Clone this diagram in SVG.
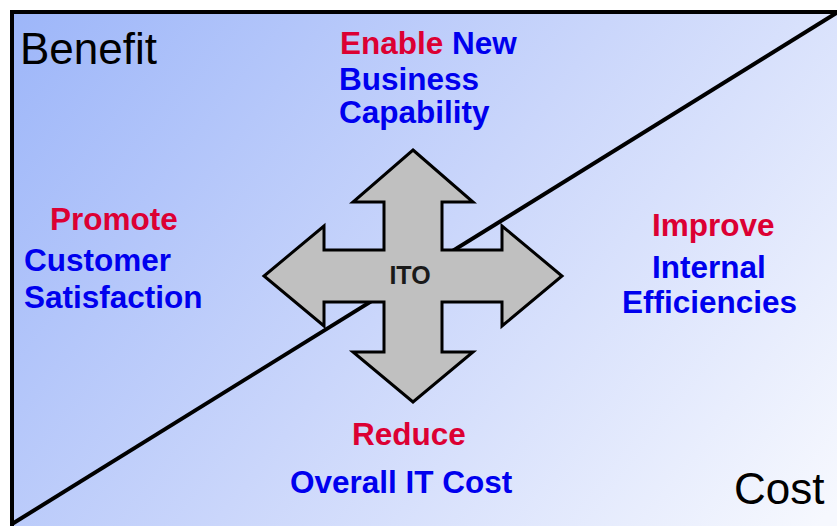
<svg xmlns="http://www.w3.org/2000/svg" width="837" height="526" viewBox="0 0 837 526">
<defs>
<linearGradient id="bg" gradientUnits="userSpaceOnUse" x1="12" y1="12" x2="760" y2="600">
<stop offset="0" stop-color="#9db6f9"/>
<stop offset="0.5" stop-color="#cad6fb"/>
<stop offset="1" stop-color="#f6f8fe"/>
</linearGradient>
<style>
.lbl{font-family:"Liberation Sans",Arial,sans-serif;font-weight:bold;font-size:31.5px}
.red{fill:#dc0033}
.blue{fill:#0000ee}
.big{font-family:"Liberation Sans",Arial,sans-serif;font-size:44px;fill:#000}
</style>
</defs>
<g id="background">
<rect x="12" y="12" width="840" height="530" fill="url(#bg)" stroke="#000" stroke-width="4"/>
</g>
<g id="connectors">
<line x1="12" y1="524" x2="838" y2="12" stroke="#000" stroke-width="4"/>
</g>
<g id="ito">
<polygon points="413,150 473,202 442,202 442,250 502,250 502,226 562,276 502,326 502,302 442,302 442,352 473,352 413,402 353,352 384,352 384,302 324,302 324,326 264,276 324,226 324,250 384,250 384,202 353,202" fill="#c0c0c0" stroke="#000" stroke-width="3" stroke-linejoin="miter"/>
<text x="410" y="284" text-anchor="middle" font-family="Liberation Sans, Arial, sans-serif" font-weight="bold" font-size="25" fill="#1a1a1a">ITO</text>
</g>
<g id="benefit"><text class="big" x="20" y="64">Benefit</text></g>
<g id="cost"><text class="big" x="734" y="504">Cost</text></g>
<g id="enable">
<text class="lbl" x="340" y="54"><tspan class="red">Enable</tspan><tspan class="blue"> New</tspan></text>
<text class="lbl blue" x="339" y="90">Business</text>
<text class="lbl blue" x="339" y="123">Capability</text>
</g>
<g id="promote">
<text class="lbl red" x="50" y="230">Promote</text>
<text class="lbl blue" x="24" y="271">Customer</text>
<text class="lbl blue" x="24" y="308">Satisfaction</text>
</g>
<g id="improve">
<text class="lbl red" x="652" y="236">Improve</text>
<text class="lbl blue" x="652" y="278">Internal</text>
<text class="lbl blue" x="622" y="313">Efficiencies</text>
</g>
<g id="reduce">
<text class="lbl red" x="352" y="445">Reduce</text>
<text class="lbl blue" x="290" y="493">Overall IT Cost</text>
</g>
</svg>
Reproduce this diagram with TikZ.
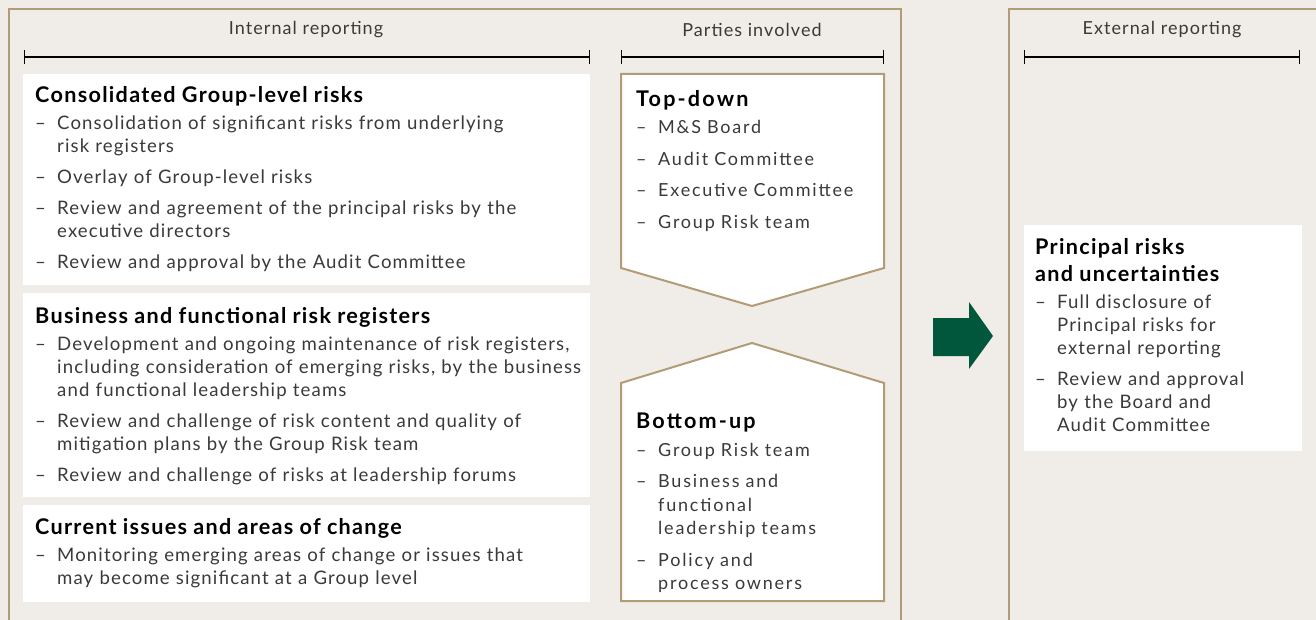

• [WRITTEN PROBLEM]: Reproduce the listing word for word and omit its pictures.

• [IN RESPONSE]:
Clone this diagram in SVG.
<svg xmlns="http://www.w3.org/2000/svg" width="837" height="526" viewBox="0 0 837 526">
<defs>
<linearGradient id="bg" gradientUnits="userSpaceOnUse" x1="12" y1="12" x2="760" y2="600">
<stop offset="0" stop-color="#9db6f9"/>
<stop offset="0.5" stop-color="#cad6fb"/>
<stop offset="1" stop-color="#f6f8fe"/>
</linearGradient>
<style>
.lbl{font-family:"Liberation Sans",Arial,sans-serif;font-weight:bold;font-size:31.5px}
.red{fill:#dc0033}
.blue{fill:#0000ee}
.big{font-family:"Liberation Sans",Arial,sans-serif;font-size:44px;fill:#000}
</style>
</defs>
<g id="background">
<rect x="12" y="12" width="840" height="530" fill="url(#bg)" stroke="#000" stroke-width="4"/>
</g>
<g id="connectors">
<line x1="12" y1="524" x2="838" y2="12" stroke="#000" stroke-width="4"/>
</g>
<g id="ito">
<polygon points="413,150 473,202 442,202 442,250 502,250 502,226 562,276 502,326 502,302 442,302 442,352 473,352 413,402 353,352 384,352 384,302 324,302 324,326 264,276 324,226 324,250 384,250 384,202 353,202" fill="#c0c0c0" stroke="#000" stroke-width="3" stroke-linejoin="miter"/>
<text x="410" y="284" text-anchor="middle" font-family="Liberation Sans, Arial, sans-serif" font-weight="bold" font-size="25" fill="#1a1a1a">ITO</text>
</g>
<g id="benefit"><text class="big" x="20" y="64">Benefit</text></g>
<g id="cost"><text class="big" x="734" y="504">Cost</text></g>
<g id="enable">
<text class="lbl" x="340" y="54"><tspan class="red">Enable</tspan><tspan class="blue"> New</tspan></text>
<text class="lbl blue" x="339" y="90">Business</text>
<text class="lbl blue" x="339" y="123">Capability</text>
</g>
<g id="promote">
<text class="lbl red" x="50" y="230">Promote</text>
<text class="lbl blue" x="24" y="271">Customer</text>
<text class="lbl blue" x="24" y="308">Satisfaction</text>
</g>
<g id="improve">
<text class="lbl red" x="652" y="236">Improve</text>
<text class="lbl blue" x="652" y="278">Internal</text>
<text class="lbl blue" x="622" y="313">Efficiencies</text>
</g>
<g id="reduce">
<text class="lbl red" x="352" y="445">Reduce</text>
<text class="lbl blue" x="290" y="493">Overall IT Cost</text>
</g>
</svg>
Reproduce this diagram with TikZ.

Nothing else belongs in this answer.